=== EXERCISE DIRECTIONS ===
Write out each line that follows exactly as it stands, without the pictures.

=== DATA SEGMENT ===

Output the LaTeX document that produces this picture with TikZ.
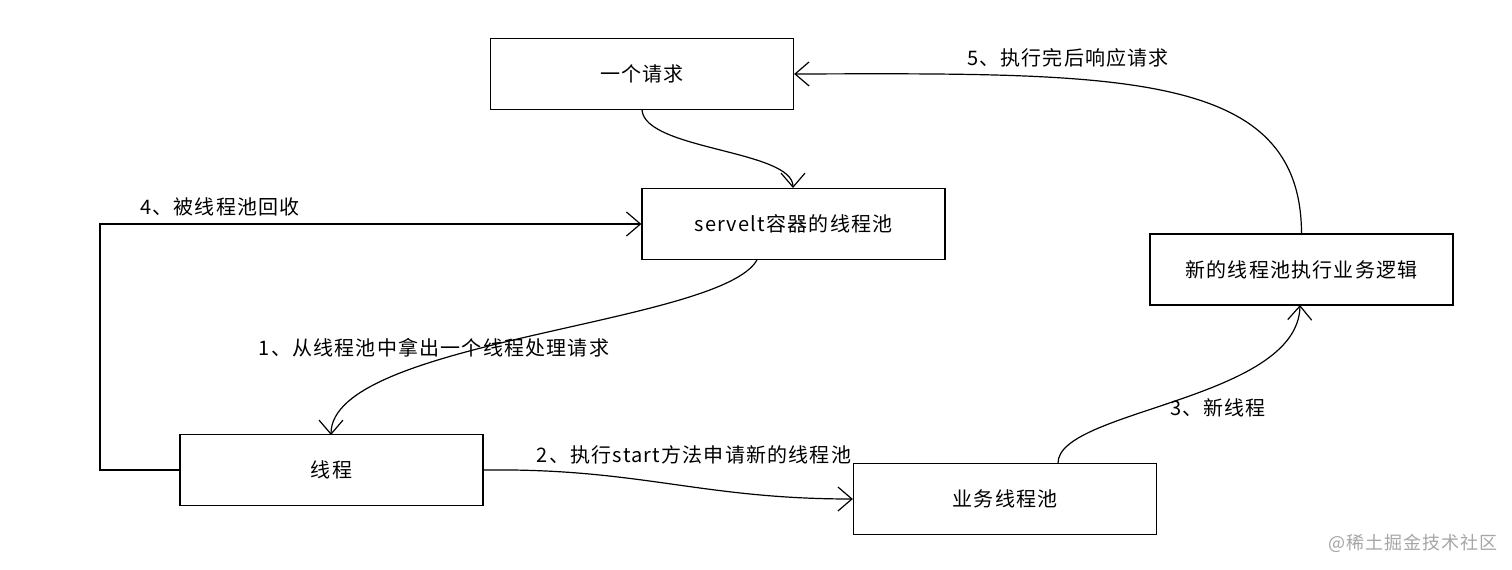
\documentclass[tikz,border=0pt]{standalone}
\usepackage{fontspec}
\setmainfont{Noto Sans CJK SC}[LetterSpace=6]
\usetikzlibrary{arrows.meta}
\begin{document}
\begin{tikzpicture}[x=1pt,y=-1pt,
  box/.style={draw=black,line width=1.3pt,minimum width=303pt,minimum height=71pt,inner sep=0pt,font=\fontsize{20}{23}\selectfont},
  lbl/.style={font=\fontsize{20}{23}\selectfont,inner sep=0pt},
  conn/.style={line width=1.2pt,-{Straight Barb[length=14pt,width=24pt,line width=1.2pt]}}]
\useasboundingbox[fill=white] (0,0) rectangle (1512,570);
\node[box] (a) at (642,74) {一个请求};
\node[box] (b) at (793.5,224) {servelt容器的线程池};
\node[box] (c) at (331.5,470) {线程};
\node[box] (d) at (1005,499) {业务线程池};
\node[box] (e) at (1301.5,269.5) {新的线程池执行业务逻辑};
\coordinate (bo) at (757,260);
\coordinate (cb) at (331,435);
\coordinate (ds) at (1058,463);
\coordinate (et) at (1300,305);
\coordinate (ab) at (642,110);
\coordinate (bt) at (793,188);
\coordinate (corner1) at (100,470);
\coordinate (corner2) at (100,224);
% A -> B
\draw[conn] (ab) .. controls (645,150) and (793,150) .. (bt);
% B -> C
\draw[conn] (bo) .. controls (720,325) and (331,340) .. (cb);
% C -> D
\draw[conn] (c.east) .. controls (640,468) and (700,499) .. (d.west);
% D -> E
\draw[conn] (ds) .. controls (1058,410) and (1298,400) .. (et);
% E -> A
\draw[conn] (e.north) .. controls (1301,70) and (1120,73) .. (a.east);
% C -> B (recycle)
\draw[conn] (c.west) -- (corner1) -- (corner2) -- (b.west);
\node[lbl] (l5) at (1068,58) {5、执行完后响应请求};
\node[lbl] (l4) at (220,207) {4、被线程池回收};
\node[lbl] (l1) at (434,348) {1、从线程池中拿出一个线程处理请求};
\node[lbl] (l2) at (694,455) {2、执行start方法申请新的线程池};
\node[lbl] (l3) at (1218,408) {3、新线程};
\node[inner sep=0pt,font=\fontsize{18}{21}\selectfont,text=black!35] (wm) at (1413,543) {@稀土掘金技术社区};
\end{tikzpicture}
\end{document}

===

=== RIGHT ANSWER ===
Output the LaTeX document that produces this picture with TikZ.
\documentclass[tikz,border=0pt]{standalone}
\usepackage{fontspec}
\setmainfont{Noto Sans CJK SC}[LetterSpace=6]
\usetikzlibrary{arrows.meta}
\begin{document}
\begin{tikzpicture}[x=1pt,y=-1pt,
  box/.style={draw=black,line width=1.3pt,minimum width=303pt,minimum height=71pt,inner sep=0pt,font=\fontsize{20}{23}\selectfont},
  lbl/.style={font=\fontsize{20}{23}\selectfont,inner sep=0pt},
  conn/.style={line width=1.2pt,-{Straight Barb[length=14pt,width=24pt,line width=1.2pt]}}]
\useasboundingbox[fill=white] (0,0) rectangle (1512,570);
\node[box] (a) at (642,74) {一个请求};
\node[box] (b) at (793.5,224) {servelt容器的线程池};
\node[box] (c) at (331.5,470) {线程};
\node[box] (d) at (1005,499) {业务线程池};
\node[box] (e) at (1301.5,269.5) {新的线程池执行业务逻辑};
\coordinate (bo) at (757,260);
\coordinate (cb) at (331,435);
\coordinate (ds) at (1058,463);
\coordinate (et) at (1300,305);
\coordinate (ab) at (642,110);
\coordinate (bt) at (793,188);
\coordinate (corner1) at (100,470);
\coordinate (corner2) at (100,224);
% A -> B
\draw[conn] (ab) .. controls (645,150) and (793,150) .. (bt);
% B -> C
\draw[conn] (bo) .. controls (720,325) and (331,340) .. (cb);
% C -> D
\draw[conn] (c.east) .. controls (640,468) and (700,499) .. (d.west);
% D -> E
\draw[conn] (ds) .. controls (1058,410) and (1298,400) .. (et);
% E -> A
\draw[conn] (e.north) .. controls (1301,70) and (1120,73) .. (a.east);
% C -> B (recycle)
\draw[conn] (c.west) -- (corner1) -- (corner2) -- (b.west);
\node[lbl] (l5) at (1068,58) {5、执行完后响应请求};
\node[lbl] (l4) at (220,207) {4、被线程池回收};
\node[lbl] (l1) at (434,348) {1、从线程池中拿出一个线程处理请求};
\node[lbl] (l2) at (694,455) {2、执行start方法申请新的线程池};
\node[lbl] (l3) at (1218,408) {3、新线程};
\node[inner sep=0pt,font=\fontsize{18}{21}\selectfont,text=black!35] (wm) at (1413,543) {@稀土掘金技术社区};
\end{tikzpicture}
\end{document}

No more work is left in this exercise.